---------- Data

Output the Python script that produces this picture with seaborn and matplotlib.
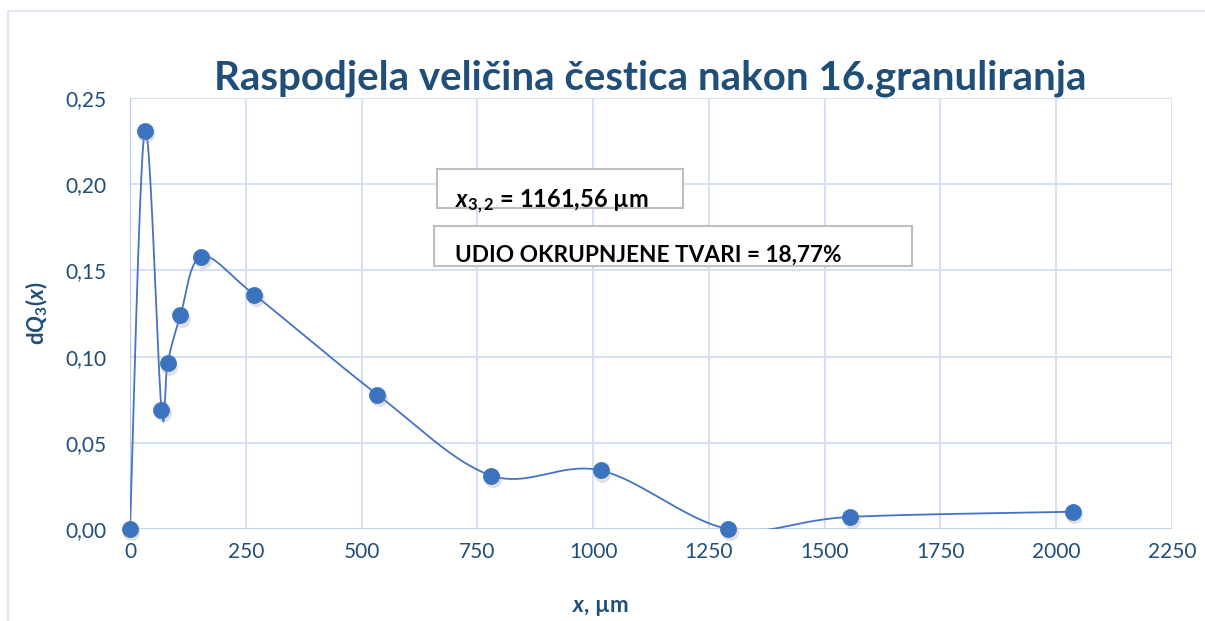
import numpy as np
import pandas as pd
import matplotlib
matplotlib.use("Agg")
import matplotlib.pyplot as plt
import seaborn as sns
from matplotlib.patches import Rectangle

# ---- data ----
x_um = [0, 32, 68, 81, 109, 154, 268, 534, 780, 1016, 1292, 1555, 2036]
dq3 = [0.000, 0.231, 0.069, 0.096, 0.124, 0.158, 0.136, 0.078, 0.031, 0.034, 0.000, 0.007, 0.010]
x_ticks = [0, 250, 500, 750, 1000, 1250, 1500, 1750, 2000, 2250]
y_ticks = [0.00, 0.05, 0.10, 0.15, 0.20, 0.25]
title = "Raspodjela veličina čestica nakon 16.granuliranja"
note1_value = " = 1161,56 µm"
note2 = "UDIO OKRUPNJENE TVARI = 18,77%"

NAVY = "#1F4E79"
LINE = "#4472C4"
MARK = "#3C73BE"
GRID = "#D3E1F4"
AXLINE = "#B7CCEB"

sns.set_theme(style="whitegrid")
plt.rcParams["font.family"] = ["Lato", "DejaVu Sans"]
plt.rcParams["mathtext.fontset"] = "custom"
plt.rcParams["mathtext.rm"] = "Lato"
plt.rcParams["mathtext.it"] = "Lato:italic"
plt.rcParams["mathtext.bf"] = "Lato:bold"
plt.rcParams["mathtext.bfit"] = "Lato:bold:italic"


def smooth_curve(xs, ys, n=40):
    """Excel-like smoothed line: cubic Bezier with Catmull-Rom control points."""
    p = np.column_stack([xs, ys]).astype(float)
    pts = np.vstack([p[0], p, p[-1]])
    out = []
    t = np.linspace(0, 1, n)[:, None]
    for i in range(1, len(pts) - 2):
        p0, p1, p2, p3 = pts[i - 1], pts[i], pts[i + 1], pts[i + 2]
        c1 = p1 + (p2 - p0) / 6.0
        c2 = p2 - (p3 - p1) / 6.0
        seg = ((1 - t) ** 3) * p1 + 3 * ((1 - t) ** 2) * t * c1 + 3 * (1 - t) * t ** 2 * c2 + t ** 3 * p2
        out.append(seg if i == 1 else seg[1:])
    out = np.vstack(out)
    return out[:, 0], out[:, 1]


sx, sy = smooth_curve(x_um, dq3)
curve = pd.DataFrame({"x": sx, "y": sy})
pts = pd.DataFrame({"x": x_um, "y": dq3})

fig = plt.figure(figsize=(12.05, 6.21), dpi=100)
fig.patch.set_facecolor("white")
ax = fig.add_axes([130 / 1205, 1 - 529 / 621, 1042 / 1205, 431 / 621])
ax.set_facecolor("white")

sns.lineplot(data=curve, x="x", y="y", sort=False, estimator=None, ax=ax,
             color=LINE, linewidth=1.3, zorder=3)
# marker shadow
ax.scatter(pts["x"] + 3, pts["y"] - 0.002, s=150, color="#9a9a9a", alpha=0.3,
           linewidths=0, zorder=4)
sns.scatterplot(data=pts, x="x", y="y", ax=ax, s=135, color=MARK,
                edgecolor=MARK, linewidth=0.5, zorder=5)

ax.set_xlim(x_ticks[0], x_ticks[-1])
ax.set_ylim(y_ticks[0], y_ticks[-1])
ax.set_xticks(x_ticks)
ax.set_yticks(y_ticks)
ax.set_xticklabels([str(v) for v in x_ticks])
ax.set_yticklabels([f"{v:.2f}".replace(".", ",") for v in y_ticks])
ax.tick_params(axis="both", labelsize=15, colors=NAVY, length=0)
ax.tick_params(axis="y", pad=17)
ax.tick_params(axis="x", pad=9)
ax.grid(True, color=GRID, linewidth=1.4)
for s in ax.spines.values():
    s.set_visible(False)
ax.axhline(0, color=AXLINE, linewidth=1.8, zorder=2)
ax.axvline(0, color=AXLINE, linewidth=1.6, zorder=2)
for coll in ax.collections:
    coll.set_clip_on(False)

ax.set_xlabel(r"$\mathbfit{x}$, µm", fontsize=16, color=NAVY, fontweight="bold")
ax.xaxis.set_label_coords(0.451, -0.181)
ax.xaxis.label.set_va("center")
ax.set_ylabel(r"d$\mathbfit{Q}_{\mathbf{3}}$($\mathbfit{x}$)", fontsize=16, color=NAVY,
              fontweight="bold")
ax.yaxis.set_label_coords(-0.0893, 0.5)
ax.yaxis.label.set_va("center")

fig.text(650 / 1205, 1 - 78 / 621, title, ha="center", va="center",
         fontsize=29, fontweight="bold", color=NAVY)

# chart area outer border (top and left visible)
fig.add_artist(Rectangle((8 / 1205, -0.05), 1.2, 1 - 11 / 621 + 0.05, transform=fig.transFigure,
                         fill=False, edgecolor="#D9E1EC", linewidth=1.2))

# annotation boxes
fig.add_artist(Rectangle((437 / 1205, 1 - 208 / 621), 246 / 1205, 39 / 621,
                         transform=fig.transFigure, facecolor="white",
                         edgecolor="#BFBFBF", linewidth=1.5, zorder=10))
fig.add_artist(Rectangle((434 / 1205, 1 - 266 / 621), 478 / 1205, 40 / 621,
                         transform=fig.transFigure, facecolor="white",
                         edgecolor="#BFBFBF", linewidth=1.5, zorder=10))
fig.text(455 / 1205, 1 - 207 / 621,
         r"$\mathbfit{x}_{\mathbf{3,2}}$" + note1_value, ha="left", va="baseline",
         fontsize=17, fontweight="bold", color="black", zorder=11)
fig.text(455 / 1205, 1 - 262 / 621, note2, ha="left", va="baseline",
         fontsize=16.3, fontweight="bold", color="black", zorder=11)

fig.savefig("out.png", dpi=100, facecolor="white")
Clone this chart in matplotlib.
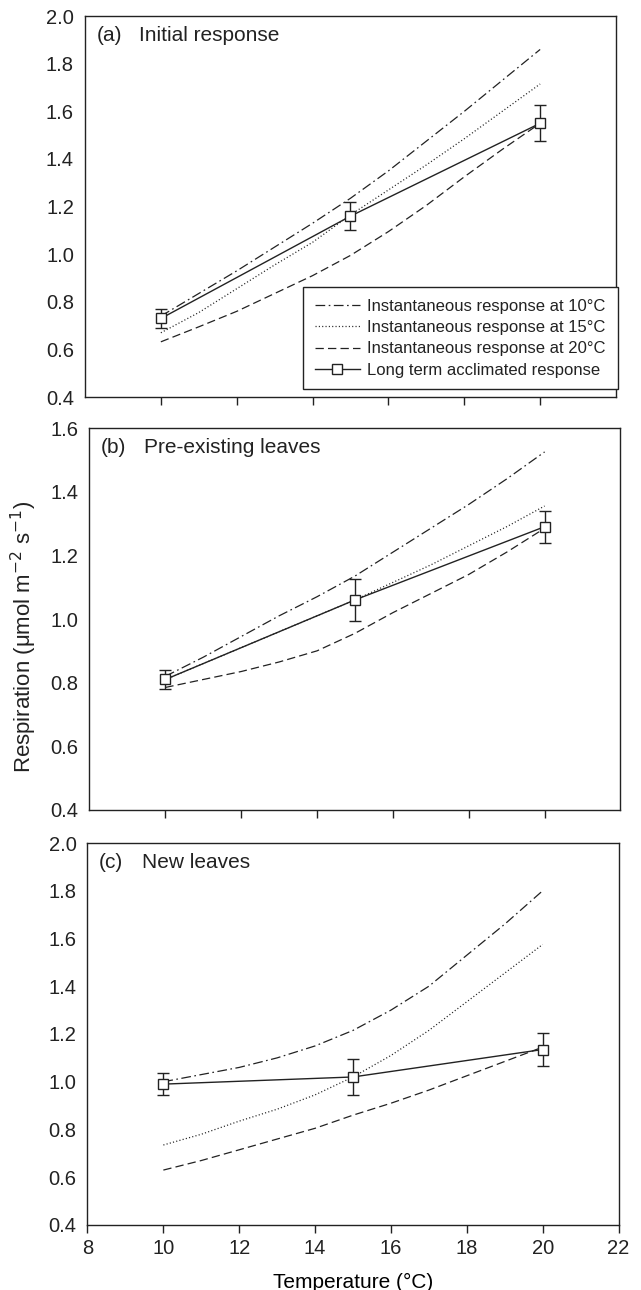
import matplotlib

matplotlib.use("Agg")
import matplotlib.pyplot as plt
import numpy as np

plt.rcParams["font.family"] = ["Liberation Sans", "DejaVu Sans"]
plt.rcParams["lines.scale_dashes"] = False
plt.rcParams["text.color"] = "#222222"
plt.rcParams["axes.edgecolor"] = "#222222"
plt.rcParams["xtick.color"] = "#222222"
plt.rcParams["ytick.color"] = "#222222"

# temperatures (degC) for the instantaneous-response curves
curve_temps = [10, 11, 12, 13, 14, 15, 16, 17, 18, 19, 20]
# temperatures of the measured (acclimated) points
meas_temps = [10, 15, 20]

# (a) Initial response
a_inst10 = [0.74, 0.835, 0.93, 1.03, 1.13, 1.235, 1.35, 1.475, 1.60, 1.73, 1.86]
a_inst15 = [0.67, 0.755, 0.855, 0.955, 1.05, 1.165, 1.27, 1.375, 1.485, 1.60, 1.715]
a_inst20 = [0.632, 0.695, 0.76, 0.835, 0.91, 0.995, 1.095, 1.205, 1.325, 1.44, 1.55]
a_accl = [0.73, 1.16, 1.55]
a_err = [0.04, 0.06, 0.075]

# (b) Pre-existing leaves
b_inst10 = [0.82, 0.88, 0.945, 1.01, 1.07, 1.135, 1.21, 1.285, 1.36, 1.44, 1.525]
b_inst15 = [0.81, 0.86, 0.91, 0.96, 1.01, 1.06, 1.115, 1.17, 1.23, 1.29, 1.355]
b_inst20 = [0.785, 0.81, 0.835, 0.865, 0.90, 0.955, 1.02, 1.08, 1.14, 1.21, 1.285]
b_accl = [0.81, 1.06, 1.29]
b_err = [0.03, 0.065, 0.05]

# (c) New leaves
c_inst10 = [1.0, 1.03, 1.06, 1.10, 1.15, 1.215, 1.30, 1.40, 1.53, 1.66, 1.80]
c_inst15 = [0.735, 0.78, 0.835, 0.885, 0.945, 1.02, 1.11, 1.215, 1.335, 1.455, 1.575]
c_inst20 = [0.63, 0.67, 0.715, 0.76, 0.805, 0.86, 0.91, 0.965, 1.025, 1.085, 1.145]
c_accl = [0.99, 1.02, 1.135]
c_err = [0.045, 0.075, 0.068]

panel_tags = ["(a)", "(b)", "(c)"]
panel_titles = ["Initial response", "Pre-existing leaves", "New leaves"]
legend_labels = [
    "Instantaneous response at 10\u00b0C",
    "Instantaneous response at 15\u00b0C",
    "Instantaneous response at 20\u00b0C",
    "Long term acclimated response",
]

ink = "#222222"
dashdot = (0, (7, 2.5, 1.2, 2.5))
dotted = (0, (0.8, 1.6))
dashed = (0, (6, 3))

fig = plt.figure(figsize=(6.41, 12.9), dpi=100)
positions = [
    [0.1326, 0.6922, 0.8284, 0.2953],
    [0.1396, 0.3721, 0.8284, 0.2961],
    [0.1365, 0.0504, 0.8284, 0.2961],
]
panels = [
    (a_inst10, a_inst15, a_inst20, a_accl, a_err, 2.0),
    (b_inst10, b_inst15, b_inst20, b_accl, b_err, 1.6),
    (c_inst10, c_inst15, c_inst20, c_accl, c_err, 2.0),
]

for i, (inst10, inst15, inst20, accl, err, ytop) in enumerate(panels):
    ax = fig.add_axes(positions[i])
    h1, = ax.plot(curve_temps, inst10, color=ink, lw=0.9, linestyle=dashdot)
    h2, = ax.plot(curve_temps, inst15, color=ink, lw=0.9, linestyle=dotted)
    h3, = ax.plot(curve_temps, inst20, color=ink, lw=0.9, linestyle=dashed)
    ax.errorbar(
        meas_temps, accl, yerr=err, fmt="none", ecolor=ink,
        elinewidth=1.0, capsize=4, capthick=1.0, zorder=3,
    )
    h4, = ax.plot(
        meas_temps, accl, color=ink, lw=1.0, marker="s", markersize=7,
        markerfacecolor="white", markeredgecolor=ink, markeredgewidth=1.0,
        zorder=4,
    )

    ax.set_xlim(8, 22)
    ax.set_ylim(0.4, ytop)
    yt = np.arange(0.4, ytop + 0.01, 0.2)
    ax.set_yticks(yt)
    ax.set_yticklabels([f"{v:.1f}" for v in yt])
    ax.tick_params(axis="y", length=0, pad=8, labelsize=14.5)
    if i == 2:
        ax.set_xticks(np.arange(8, 23, 2))
        ax.tick_params(axis="x", length=6, width=1.0, direction="out",
                       labelsize=14.5, pad=4)
        ax.set_xlabel("Temperature (\u00b0C)", fontsize=15, labelpad=11)
    else:
        ax.set_xticks(np.arange(10, 21, 2))
        ax.tick_params(axis="x", length=6, width=1.0, direction="out",
                       labelbottom=False)
    for sp in ax.spines.values():
        sp.set_linewidth(1.0)

    ax.text(0.022, 0.948, panel_tags[i], transform=ax.transAxes,
            fontsize=15, va="center", ha="left")
    ax.text(0.102, 0.948, panel_titles[i], transform=ax.transAxes,
            fontsize=15, va="center", ha="left")

    if i == 0:
        leg = ax.legend(
            [h1, h2, h3, h4], legend_labels, loc="lower right",
            bbox_to_anchor=(1.003, 0.02), fontsize=12, frameon=True,
            fancybox=False, edgecolor=ink, framealpha=1, numpoints=1,
            handlelength=2.7, handletextpad=0.45, labelspacing=0.38,
            borderpad=0.7, borderaxespad=0.0,
        )
        leg.get_frame().set_linewidth(1.0)

fig.text(0.037, 1 - 637 / 1290, "Respiration (\u03bcmol m$^{-2}$ s$^{-1}$)",
         rotation=90, fontsize=16, va="center", ha="center")

fig.savefig("out.png", dpi=100)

--------------------

### Challenge
Give again the lines from "Clone this chart in matplotlib." to "a_err = [0.04, 0.06, 0.075]" exactly, both of those lines included, and do not include any pictures.

### Answer
Clone this chart in matplotlib.
import matplotlib

matplotlib.use("Agg")
import matplotlib.pyplot as plt
import numpy as np

plt.rcParams["font.family"] = ["Liberation Sans", "DejaVu Sans"]
plt.rcParams["lines.scale_dashes"] = False
plt.rcParams["text.color"] = "#222222"
plt.rcParams["axes.edgecolor"] = "#222222"
plt.rcParams["xtick.color"] = "#222222"
plt.rcParams["ytick.color"] = "#222222"

# temperatures (degC) for the instantaneous-response curves
curve_temps = [10, 11, 12, 13, 14, 15, 16, 17, 18, 19, 20]
# temperatures of the measured (acclimated) points
meas_temps = [10, 15, 20]

# (a) Initial response
a_inst10 = [0.74, 0.835, 0.93, 1.03, 1.13, 1.235, 1.35, 1.475, 1.60, 1.73, 1.86]
a_inst15 = [0.67, 0.755, 0.855, 0.955, 1.05, 1.165, 1.27, 1.375, 1.485, 1.60, 1.715]
a_inst20 = [0.632, 0.695, 0.76, 0.835, 0.91, 0.995, 1.095, 1.205, 1.325, 1.44, 1.55]
a_accl = [0.73, 1.16, 1.55]
a_err = [0.04, 0.06, 0.075]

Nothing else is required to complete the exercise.